── Collected data

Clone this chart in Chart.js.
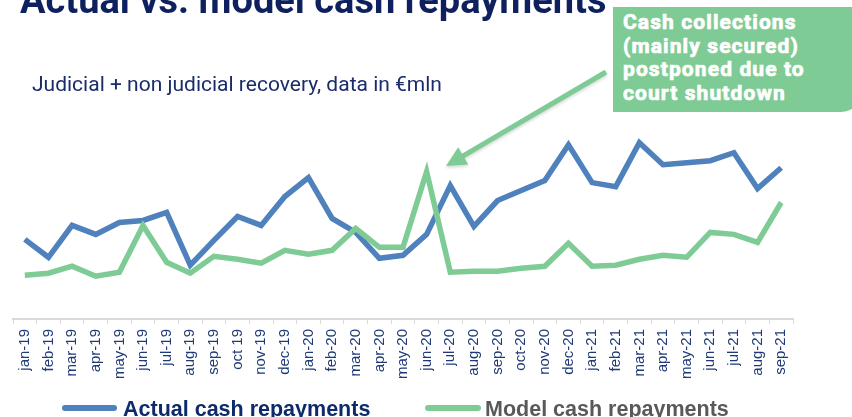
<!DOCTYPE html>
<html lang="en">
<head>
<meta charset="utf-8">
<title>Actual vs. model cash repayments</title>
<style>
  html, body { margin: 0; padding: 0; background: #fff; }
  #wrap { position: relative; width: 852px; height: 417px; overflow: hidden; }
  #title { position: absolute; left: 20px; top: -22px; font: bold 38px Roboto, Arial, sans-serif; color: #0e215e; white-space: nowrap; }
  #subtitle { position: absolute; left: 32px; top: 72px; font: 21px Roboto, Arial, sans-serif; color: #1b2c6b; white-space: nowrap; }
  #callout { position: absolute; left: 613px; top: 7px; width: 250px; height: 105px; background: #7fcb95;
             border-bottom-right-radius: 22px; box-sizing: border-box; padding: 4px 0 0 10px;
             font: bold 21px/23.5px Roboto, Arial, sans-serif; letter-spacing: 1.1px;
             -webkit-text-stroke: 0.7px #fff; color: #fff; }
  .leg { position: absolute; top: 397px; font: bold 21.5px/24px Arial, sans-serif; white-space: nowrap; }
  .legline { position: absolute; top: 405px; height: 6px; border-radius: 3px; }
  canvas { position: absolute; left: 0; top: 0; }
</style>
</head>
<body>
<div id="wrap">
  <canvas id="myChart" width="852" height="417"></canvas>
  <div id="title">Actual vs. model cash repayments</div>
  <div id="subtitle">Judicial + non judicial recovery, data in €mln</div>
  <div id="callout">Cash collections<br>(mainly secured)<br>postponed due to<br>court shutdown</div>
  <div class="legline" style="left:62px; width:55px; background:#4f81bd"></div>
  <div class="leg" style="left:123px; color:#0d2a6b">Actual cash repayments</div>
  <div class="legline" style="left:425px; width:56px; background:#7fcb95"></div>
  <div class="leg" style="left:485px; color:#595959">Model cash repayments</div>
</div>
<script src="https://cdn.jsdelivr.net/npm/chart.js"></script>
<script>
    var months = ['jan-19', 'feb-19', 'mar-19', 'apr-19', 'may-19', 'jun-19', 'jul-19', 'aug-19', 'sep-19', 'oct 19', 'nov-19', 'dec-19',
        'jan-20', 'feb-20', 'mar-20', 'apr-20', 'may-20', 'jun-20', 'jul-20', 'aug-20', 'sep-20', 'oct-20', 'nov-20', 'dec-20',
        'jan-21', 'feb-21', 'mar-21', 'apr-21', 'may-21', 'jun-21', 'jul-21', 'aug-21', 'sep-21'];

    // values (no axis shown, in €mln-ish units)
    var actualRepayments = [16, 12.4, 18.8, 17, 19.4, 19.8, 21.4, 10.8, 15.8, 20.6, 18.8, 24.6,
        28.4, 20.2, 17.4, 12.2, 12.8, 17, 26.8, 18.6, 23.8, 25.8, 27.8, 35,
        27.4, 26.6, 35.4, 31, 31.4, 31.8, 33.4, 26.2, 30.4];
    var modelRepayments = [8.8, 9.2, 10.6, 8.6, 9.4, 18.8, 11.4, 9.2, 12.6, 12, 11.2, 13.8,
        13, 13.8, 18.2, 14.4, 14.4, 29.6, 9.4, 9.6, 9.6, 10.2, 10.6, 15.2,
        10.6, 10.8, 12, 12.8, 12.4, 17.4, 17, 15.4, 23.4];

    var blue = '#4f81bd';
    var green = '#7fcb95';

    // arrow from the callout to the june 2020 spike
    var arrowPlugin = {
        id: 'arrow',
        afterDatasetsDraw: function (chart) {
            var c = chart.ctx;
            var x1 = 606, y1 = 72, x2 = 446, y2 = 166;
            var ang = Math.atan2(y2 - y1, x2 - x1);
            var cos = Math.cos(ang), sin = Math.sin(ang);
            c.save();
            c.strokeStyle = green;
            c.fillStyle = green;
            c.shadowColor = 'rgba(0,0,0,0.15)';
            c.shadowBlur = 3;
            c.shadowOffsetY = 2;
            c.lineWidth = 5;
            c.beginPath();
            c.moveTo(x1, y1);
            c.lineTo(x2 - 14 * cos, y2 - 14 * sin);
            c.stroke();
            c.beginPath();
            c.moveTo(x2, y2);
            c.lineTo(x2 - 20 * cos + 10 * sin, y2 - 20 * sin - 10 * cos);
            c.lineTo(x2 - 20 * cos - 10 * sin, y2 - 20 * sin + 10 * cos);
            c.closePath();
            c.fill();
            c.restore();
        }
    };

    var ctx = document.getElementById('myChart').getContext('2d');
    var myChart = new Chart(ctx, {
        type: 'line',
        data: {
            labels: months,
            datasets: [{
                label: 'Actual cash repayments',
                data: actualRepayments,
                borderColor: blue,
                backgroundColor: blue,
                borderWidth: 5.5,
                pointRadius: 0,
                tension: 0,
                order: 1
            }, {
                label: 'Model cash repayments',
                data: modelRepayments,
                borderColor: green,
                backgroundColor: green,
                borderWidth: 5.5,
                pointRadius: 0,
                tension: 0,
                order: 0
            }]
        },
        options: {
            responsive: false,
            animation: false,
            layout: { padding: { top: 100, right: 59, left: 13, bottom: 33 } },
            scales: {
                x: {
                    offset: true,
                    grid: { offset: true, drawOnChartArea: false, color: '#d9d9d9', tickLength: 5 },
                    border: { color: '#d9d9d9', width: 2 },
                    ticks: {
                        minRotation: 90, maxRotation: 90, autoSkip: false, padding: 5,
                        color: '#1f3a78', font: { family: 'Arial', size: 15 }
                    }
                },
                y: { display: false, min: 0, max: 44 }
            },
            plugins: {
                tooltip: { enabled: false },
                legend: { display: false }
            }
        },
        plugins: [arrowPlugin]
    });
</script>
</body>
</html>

────

What the exercise asks: Transcribe the preceding listing in its entirety and with exact wording, leaving out pictures.

Result of the exercise:
Clone this chart in Chart.js.
<!DOCTYPE html>
<html lang="en">
<head>
<meta charset="utf-8">
<title>Actual vs. model cash repayments</title>
<style>
  html, body { margin: 0; padding: 0; background: #fff; }
  #wrap { position: relative; width: 852px; height: 417px; overflow: hidden; }
  #title { position: absolute; left: 20px; top: -22px; font: bold 38px Roboto, Arial, sans-serif; color: #0e215e; white-space: nowrap; }
  #subtitle { position: absolute; left: 32px; top: 72px; font: 21px Roboto, Arial, sans-serif; color: #1b2c6b; white-space: nowrap; }
  #callout { position: absolute; left: 613px; top: 7px; width: 250px; height: 105px; background: #7fcb95;
             border-bottom-right-radius: 22px; box-sizing: border-box; padding: 4px 0 0 10px;
             font: bold 21px/23.5px Roboto, Arial, sans-serif; letter-spacing: 1.1px;
             -webkit-text-stroke: 0.7px #fff; color: #fff; }
  .leg { position: absolute; top: 397px; font: bold 21.5px/24px Arial, sans-serif; white-space: nowrap; }
  .legline { position: absolute; top: 405px; height: 6px; border-radius: 3px; }
  canvas { position: absolute; left: 0; top: 0; }
</style>
</head>
<body>
<div id="wrap">
  <canvas id="myChart" width="852" height="417"></canvas>
  <div id="title">Actual vs. model cash repayments</div>
  <div id="subtitle">Judicial + non judicial recovery, data in €mln</div>
  <div id="callout">Cash collections<br>(mainly secured)<br>postponed due to<br>court shutdown</div>
  <div class="legline" style="left:62px; width:55px; background:#4f81bd"></div>
  <div class="leg" style="left:123px; color:#0d2a6b">Actual cash repayments</div>
  <div class="legline" style="left:425px; width:56px; background:#7fcb95"></div>
  <div class="leg" style="left:485px; color:#595959">Model cash repayments</div>
</div>
<script src="https://cdn.jsdelivr.net/npm/chart.js"></script>
<script>
    var months = ['jan-19', 'feb-19', 'mar-19', 'apr-19', 'may-19', 'jun-19', 'jul-19', 'aug-19', 'sep-19', 'oct 19', 'nov-19', 'dec-19',
        'jan-20', 'feb-20', 'mar-20', 'apr-20', 'may-20', 'jun-20', 'jul-20', 'aug-20', 'sep-20', 'oct-20', 'nov-20', 'dec-20',
        'jan-21', 'feb-21', 'mar-21', 'apr-21', 'may-21', 'jun-21', 'jul-21', 'aug-21', 'sep-21'];

    // values (no axis shown, in €mln-ish units)
    var actualRepayments = [16, 12.4, 18.8, 17, 19.4, 19.8, 21.4, 10.8, 15.8, 20.6, 18.8, 24.6,
        28.4, 20.2, 17.4, 12.2, 12.8, 17, 26.8, 18.6, 23.8, 25.8, 27.8, 35,
        27.4, 26.6, 35.4, 31, 31.4, 31.8, 33.4, 26.2, 30.4];
    var modelRepayments = [8.8, 9.2, 10.6, 8.6, 9.4, 18.8, 11.4, 9.2, 12.6, 12, 11.2, 13.8,
        13, 13.8, 18.2, 14.4, 14.4, 29.6, 9.4, 9.6, 9.6, 10.2, 10.6, 15.2,
        10.6, 10.8, 12, 12.8, 12.4, 17.4, 17, 15.4, 23.4];

    var blue = '#4f81bd';
    var green = '#7fcb95';

    // arrow from the callout to the june 2020 spike
    var arrowPlugin = {
        id: 'arrow',
        afterDatasetsDraw: function (chart) {
            var c = chart.ctx;
            var x1 = 606, y1 = 72, x2 = 446, y2 = 166;
            var ang = Math.atan2(y2 - y1, x2 - x1);
            var cos = Math.cos(ang), sin = Math.sin(ang);
            c.save();
            c.strokeStyle = green;
            c.fillStyle = green;
            c.shadowColor = 'rgba(0,0,0,0.15)';
            c.shadowBlur = 3;
            c.shadowOffsetY = 2;
            c.lineWidth = 5;
            c.beginPath();
            c.moveTo(x1, y1);
            c.lineTo(x2 - 14 * cos, y2 - 14 * sin);
            c.stroke();
            c.beginPath();
            c.moveTo(x2, y2);
            c.lineTo(x2 - 20 * cos + 10 * sin, y2 - 20 * sin - 10 * cos);
            c.lineTo(x2 - 20 * cos - 10 * sin, y2 - 20 * sin + 10 * cos);
            c.closePath();
            c.fill();
            c.restore();
        }
    };

    var ctx = document.getElementById('myChart').getContext('2d');
    var myChart = new Chart(ctx, {
        type: 'line',
        data: {
            labels: months,
            datasets: [{
                label: 'Actual cash repayments',
                data: actualRepayments,
                borderColor: blue,
                backgroundColor: blue,
                borderWidth: 5.5,
                pointRadius: 0,
                tension: 0,
                order: 1
            }, {
                label: 'Model cash repayments',
                data: modelRepayments,
                borderColor: green,
                backgroundColor: green,
                borderWidth: 5.5,
                pointRadius: 0,
                tension: 0,
                order: 0
            }]
        },
        options: {
            responsive: false,
            animation: false,
            layout: { padding: { top: 100, right: 59, left: 13, bottom: 33 } },
            scales: {
                x: {
                    offset: true,
                    grid: { offset: true, drawOnChartArea: false, color: '#d9d9d9', tickLength: 5 },
                    border: { color: '#d9d9d9', width: 2 },
                    ticks: {
                        minRotation: 90, maxRotation: 90, autoSkip: false, padding: 5,
                        color: '#1f3a78', font: { family: 'Arial', size: 15 }
                    }
                },
                y: { display: false, min: 0, max: 44 }
            },
            plugins: {
                tooltip: { enabled: false },
                legend: { display: false }
            }
        },
        plugins: [arrowPlugin]
    });
</script>
</body>
</html>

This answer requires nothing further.